The last weeks of her life, Morgan developed her own language. She sat with me, something she never did before, lying quietly while I gave her IV fluids to keep her hydrated. She purred a lot, loudly at times. At the end, she called out a few times as her life was leaving her and meowed one last time before she took her last breath, her head in my hand. I’m glad I was there to listen.

With the change of seasons, there are quiet and not so quiet exchanges going on in the barn. It’s breeding time. Every 21 days or so, one or all the dairy girls experience body cycles signaling that it’s time for a visit to Mr. Neptune on Brian’s farm.

HOMEGROWN Life: The Language of AnimalsThere’s an order to the herd, Dollie being herd queen.
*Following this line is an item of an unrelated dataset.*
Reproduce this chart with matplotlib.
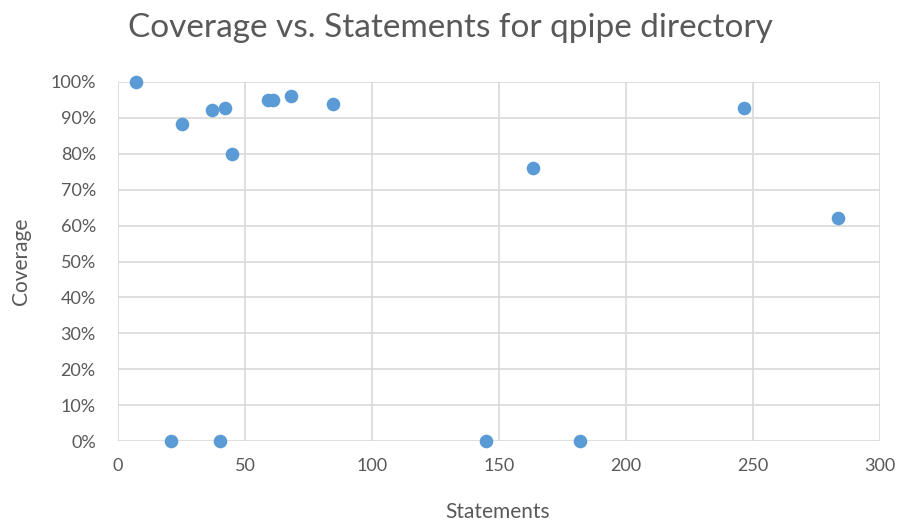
import matplotlib.pyplot as plt
from matplotlib.ticker import PercentFormatter

plt.rcParams['font.family'] = ['Lato', 'DejaVu Sans']

title = 'Coverage vs. Statements for qpipe directory'

# statements per file and their coverage (%)
statements = [7, 25, 37, 42, 45, 59, 61, 68, 84.5, 163.5, 246.5, 283.5, 21, 40, 145, 182]
coverage = [100, 88.3, 92.2, 92.7, 79.9, 95, 95, 96.1, 93.9, 76, 92.7, 62.2, 0, 0, 0, 0]

x_ticks = [0, 50, 100, 150, 200, 250, 300]
y_ticks = [0, 10, 20, 30, 40, 50, 60, 70, 80, 90, 100]

text_color = '#595959'
grid_color = '#D9D9D9'

fig = plt.figure(figsize=(9.02, 5.23), dpi=100)
ax = fig.add_axes([118 / 902, 1 - 441 / 523, 762 / 902, 359 / 523])

ax.plot(statements, coverage, 'o', color='#5B9BD5', markersize=9.8,
        markeredgewidth=0, clip_on=False, zorder=3)

ax.set_xlim(0, 300)
ax.set_ylim(0, 100)
ax.set_xticks(x_ticks)
ax.set_yticks(y_ticks)
ax.yaxis.set_major_formatter(PercentFormatter(decimals=0))

ax.grid(True, color=grid_color, linewidth=1.2)
ax.set_axisbelow(True)
for s in ax.spines.values():
    s.set_visible(False)
ax.tick_params(length=0, labelsize=13, colors=text_color)
ax.tick_params(axis='y', pad=16)
ax.tick_params(axis='x', pad=12)

fig.text(498 / 902, 1 - 512 / 523, 'Statements', fontsize=15, color=text_color,
         ha='center', va='center')
fig.text(21 / 902, 1 - 261 / 523, 'Coverage', fontsize=15, color=text_color,
         ha='center', va='center', rotation=90)
fig.text(450 / 902, 1 - 28 / 523, title, fontsize=24, color=text_color,
         ha='center', va='center')

fig.savefig('out.png', dpi=100)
In goat language, the queen goes first to the milking stand. Smooth, quiet, unassuming Dollie. Nothing fazes her. Her mere presence and body language say it all. Confident and assured. But it hasn’t always been so. In her former herd, small Dollie was the one bullied. The larger girls took full advantage. But now that Frannie is attempting to dethrone Dollie and advance as herd queen, Dollie isn’t repeating the cycle. It’s a beautiful display of compassion by one who comfortably holds the top position and doesn’t need to assert force to maintain her status. Like teaching a child by allowing him to go through his own motions, the lesson is learned. Sometimes, as in Frannie’s case, the lesson is repeated. We all learn at our own pace.

The children’s book Doctor Doolittle touts communicating with animals and witnessing their communication among one another as an acquirable skill. Farmers have opportunities on a daily basis to hone their powers of observation. Lately, for me this has included watching new turkey poults running from end to end of the barn, testing their wings, and picking at stray bits of grain, tiny bits of fluff and feathers already in full display, communicating their maleness. Amazing. The poults wander into the stalls, where 150-pound creatures gently greet them with soft pink noses. Curious. Long, agile legs move slowly as the tiny visitors wander in and out. Miraculous: sharing space with no rules except to watch out for one another.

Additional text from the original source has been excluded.